Leave out the pictures and set down exactly the lines from the start of the listing through the one with "29, 12, 56)];", both included.
——————
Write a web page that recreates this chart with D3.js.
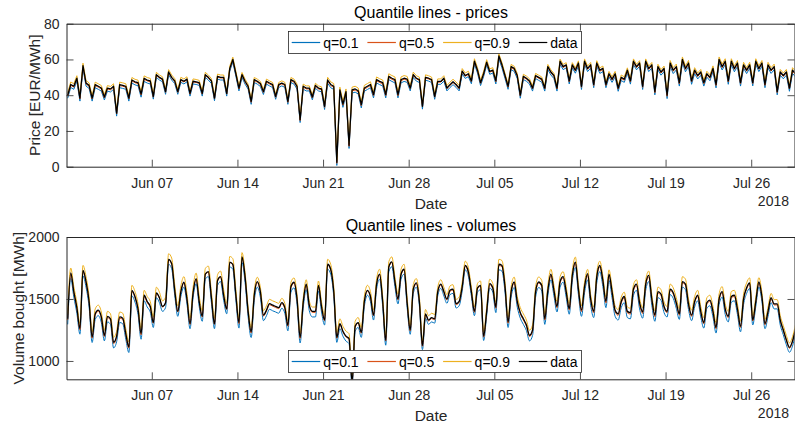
<!DOCTYPE html>
<html><head><meta charset="utf-8">
<script src="https://cdn.jsdelivr.net/npm/d3@7"></script>
<style>
body{margin:0;background:#fff}
svg{display:block}
text{font-family:"Liberation Sans",Arial,Helvetica,sans-serif;}
</style>
</head><body>
<svg id="c" width="795" height="428"></svg>
<script>
// ---------------- data ----------------
// samples every 6 h starting 2018-05-31 03:00 UTC (hours 3, 9, 15, 21 of each day)
const firstSample = Date.UTC(2018, 4, 31, 3);
const stepHours = 6;
const xDomain = [Date.UTC(2018, 4, 31, 0, 40), Date.UTC(2018, 6, 29, 12, 56)];

const tickDates = ["2018-06-07","2018-06-14","2018-06-21","2018-06-28","2018-07-05","2018-07-12","2018-07-19","2018-07-26"];
const tickLabels = ["Jun 07","Jun 14","Jun 21","Jun 28","Jul 05","Jul 12","Jul 19","Jul 26"];
const yearLabel = "2018";

const priceTicks = [0, 20, 40, 60, 80];
const priceDomain = [0, 80];
const volumeTicks = [1000, 1500, 2000];
const volumeDomain = [852, 2000];

const seriesNames = ["q=0.1", "q=0.5", "q=0.9", "data"];
const seriesColors = ["#0072BD", "#D95319", "#EDB120", "#000000"];

// observed prices [EUR/MWh]
const price = [
 40,46,45,49.5, 38.4,56.5,46.8,45.5, 38.4,45.9,45,44, 39,44,43.5,45, 30,45.9,45.5,45,
 38.4,48.5,47.5,47, 40.6,49.4,48.5,48, 39.3,51.5,50,49, 42,53,50,48, 42,48.7,47.8,49,
 41,47.8,47.5,47, 41,51.5,50,48, 38.4,50.5,50,50, 41,55,60,52, 44,51.5,47.8,45,
 36.5,48.7,47.8,46.5, 42,47.8,46.8,45.9, 39.3,45.9,46.8,46, 36.5,48.7,47.8,45, 26.3,45,44,44,
 39,45.5,44,43.5, 33.8,48.5,46,45, 2.5,43,35,42, 12,43,43.5,42.5, 34.7,44,45,46,
 40.3,48.7,47.7,47, 40.3,50.5,49.5,48.7, 40.3,48.7,49.5,49, 44,51.5,49.5,48.7, 33.8,50,49.5,48.7,
 39.3,47.7,47.7,49.5, 44,45.9,47.5,46, 44,53.5,51,52, 48,59,54,47, 52,58.5,53.3,54,
 48,62,57,51, 45,56,55,51, 40,50.5,49.5,48, 44,51,50,49, 44,56,53,51,
 44,59,56,57, 48,57,54,58, 45,59,55,57, 46,58,54,55, 46,52,49,52,
 44,50,49,54, 48,59,56,58, 45,59,55,57, 42,56,53,55, 40,58,54,56,
 47,60,55,58, 48,54,51,53, 47,52,50,55, 46,60,56,59, 48,59,55,58,
 47,57,54,57, 47,59,55,58, 46,57,54,56, 42,53,51,53, 44,54,52
];

// observed volumes bought [MWh]
const volume = [
 1340,1710,1560,1430, 1261,1731,1640,1480, 1194,1380,1410,1355, 1207,1360,1340,1150, 1200,1355,1345,1220,
 1113,1570,1520,1420, 1220,1530,1480,1440, 1310,1550,1510,1440, 1470,1820,1785,1570, 1400,1560,1635,1500,
 1300,1550,1664,1480, 1360,1700,1720,1510, 1300,1650,1680,1530, 1420,1798,1780,1530, 1310,1839,1680,1400,
 1234,1530,1640,1560, 1370,1410,1462,1450, 1440,1430,1470,1430, 1288,1600,1635,1500, 1190,1470,1620,1450,
 1400,1400,1610,1440, 1330,1780,1740,1560, 1190,1300,1240,1200, 1180,830,1280,1310, 1230,1480,1570,1520,
 1370,1620,1700,1480, 1167,1760,1800,1640, 1500,1700,1740,1470, 1250,1580,1630,1480, 1126,1380,1330,1350,
 1340,1560,1620,1560, 1500,1570,1580,1462, 1480,1600,1770,1720, 1560,1400,1590,1610, 1200,1400,1624,1590,
 1435,1780,1770,1600, 1315,1560,1637,1480, 1390,1340,1290,1207, 1250,1560,1637,1610, 1340,1570,1700,1570,
 1440,1640,1680,1560, 1422,1690,1798,1580, 1410,1600,1704,1500, 1400,1680,1770,1650, 1480,1700,1560,1410,
 1380,1480,1520,1400, 1390,1580,1620,1470, 1395,1620,1690,1500, 1370,1560,1540,1440, 1400,1580,1550,1470,
 1380,1640,1620,1460, 1370,1480,1530,1400, 1310,1470,1490,1400, 1270,1500,1560,1420, 1360,1520,1530,1420,
 1280,1500,1590,1630, 1330,1480,1637,1520, 1300,1400,1510,1460, 1460,1330,1250,1170, 1110,1160,1260
];

// quantile-line offsets from the data, one value per week
const priceQ10 = [-1.7,-1.5,-1.6,-1.8,-1.6,-1.7,-1.8,-1.9,-1.8];
const priceQ50 = [-0.5,-0.4,-0.5,-0.6,-0.4,-0.5,-0.6,-0.6,-0.5];
const priceQ90 = [1.4,1.3,1.2,1.5,1.4,1.2,1.3,1.4,1.4];
const volumeQ10 = [-45,-40,-45,-40,-35,-45,-50,-45,-40];
const volumeQ50 = [-10,-5,-8,-6,-8,-10,-12,-10,-8];
const volumeQ90 = [40,45,35,40,35,40,35,40,35];

// ---------------- drawing ----------------
const svg = d3.select("#c");
const left = 66.5, right = 794.5;
const x = d3.scaleUtc().domain(xDomain).range([left, right]);
const tickTimes = tickDates.map(s => new Date(s + "T00:00:00Z"));
const AX = "#262626";

function timeOf(i) { return new Date(firstSample + i * stepHours * 3600e3); }
function weekOf(i) { return Math.floor((i * stepHours + 3) / 24 / 7); }

function panel(cfg) {
  const y = d3.scaleLinear().domain(cfg.domain).range([cfg.bottom, cfg.top]);
  const g = svg.append("g");
  const clipId = "clip" + cfg.id;
  svg.append("clipPath").attr("id", clipId).append("rect")
    .attr("x", left).attr("y", cfg.top).attr("width", right - left).attr("height", cfg.bottom - cfg.top);

  const line = d3.line().curve(cfg.curve).x(d => x(d.t)).y(d => y(d.v));
  const offsets = [cfg.q10, cfg.q50, cfg.q90];
  const series = offsets.map(off => cfg.values.map((v, i) => ({t: timeOf(i), v: v + off[Math.min(weekOf(i), off.length - 1)]})));
  series.push(cfg.values.map((v, i) => ({t: timeOf(i), v})));
  const lg = g.append("g").attr("clip-path", `url(#${clipId})`);
  series.forEach((s, k) => {
    lg.append("path").datum(s).attr("d", line).attr("fill", "none")
      .attr("stroke", seriesColors[k]).attr("stroke-width", k === 3 ? 1.3 : 1.0)
      .attr("stroke-linejoin", "round");
  });

  // axes box
  const xb = g.append("g").attr("transform", `translate(0,${cfg.bottom})`)
    .call(d3.axisBottom(x).tickValues(tickTimes).tickFormat((d, i) => tickLabels[i]).tickSizeInner(-7).tickSizeOuter(0).tickPadding(11));
  const xt = g.append("g").attr("transform", `translate(0,${cfg.top})`)
    .call(d3.axisTop(x).tickValues(tickTimes).tickFormat("").tickSizeInner(-7).tickSizeOuter(0));
  const yl = g.append("g").attr("transform", `translate(${left},0)`)
    .call(d3.axisLeft(y).tickValues(cfg.ticks).tickFormat(d3.format("d")).tickSizeInner(-7).tickSizeOuter(0).tickPadding(7));
  const yr = g.append("g").attr("transform", `translate(${right},0)`)
    .call(d3.axisRight(y).tickValues(cfg.ticks).tickFormat("").tickSizeInner(-7).tickSizeOuter(0));
  [xb, xt, yl, yr].forEach(a => {
    a.select(".domain").attr("stroke", AX).attr("stroke-width", 1);
    a.selectAll(".tick line").attr("stroke", AX).attr("stroke-width", 0.8);
    a.selectAll("text").attr("fill", AX).style("font-size", "14px").attr("font-family", null);
  });

  // labels
  g.append("text").attr("x", 431).attr("y", cfg.top - 6).attr("text-anchor", "middle")
    .style("font-size", "16px").attr("fill", "#000").text(cfg.title);
  g.append("text").attr("x", 431).attr("y", cfg.bottom + 42).attr("text-anchor", "middle")
    .style("font-size", "15.5px").attr("fill", AX).text("Date");
  g.append("text").attr("x", 789).attr("y", cfg.bottom + 39).attr("text-anchor", "end")
    .style("font-size", "14px").attr("fill", AX).text(yearLabel);
  g.append("text").attr("transform", `translate(${cfg.ylx},${(cfg.top + cfg.bottom) / 2}) rotate(-90)`)
    .attr("text-anchor", "middle").style("font-size", "15.5px").attr("fill", AX).text(cfg.ylabel);

  // legend
  const L = svg.append("g");
  L.append("rect").attr("x", 288.5).attr("y", cfg.legY).attr("width", 293).attr("height", 22)
    .attr("fill", "#fff").attr("stroke", AX).attr("stroke-width", 0.8);
  seriesNames.forEach((n, k) => {
    const x0 = 291.7 + k * 75.7, ym = cfg.legY + 11;
    L.append("line").attr("x1", x0).attr("x2", x0 + 28.5).attr("y1", ym).attr("y2", ym)
      .style("stroke", seriesColors[k]).style("stroke-width", "1.2px");
    L.append("text").attr("x", x0 + 31.5).attr("y", ym + 5).style("font-size", "14px").attr("fill", "#000").text(n);
  });
}

panel({id: "p", values: price, q10: priceQ10, q50: priceQ50, q90: priceQ90, curve: d3.curveLinear,
  domain: priceDomain, ticks: priceTicks, top: 23.7, bottom: 166.7,
  title: "Quantile lines - prices", ylabel: "Price [EUR/MWh]", ylx: 39.5, legY: 31.5});
panel({id: "v", values: volume, q10: volumeQ10, q50: volumeQ50, q90: volumeQ90, curve: d3.curveMonotoneX,
  domain: volumeDomain, ticks: volumeTicks, top: 237, bottom: 379.3,
  title: "Quantile lines - volumes", ylabel: "Volume bought [MWh]", ylx: 24, legY: 350.5});
</script>
</body></html>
——————
◆ The answer ◆
Write a web page that recreates this chart with D3.js.
<!DOCTYPE html>
<html><head><meta charset="utf-8">
<script src="https://cdn.jsdelivr.net/npm/d3@7"></script>
<style>
body{margin:0;background:#fff}
svg{display:block}
text{font-family:"Liberation Sans",Arial,Helvetica,sans-serif;}
</style>
</head><body>
<svg id="c" width="795" height="428"></svg>
<script>
// ---------------- data ----------------
// samples every 6 h starting 2018-05-31 03:00 UTC (hours 3, 9, 15, 21 of each day)
const firstSample = Date.UTC(2018, 4, 31, 3);
const stepHours = 6;
const xDomain = [Date.UTC(2018, 4, 31, 0, 40), Date.UTC(2018, 6, 29, 12, 56)];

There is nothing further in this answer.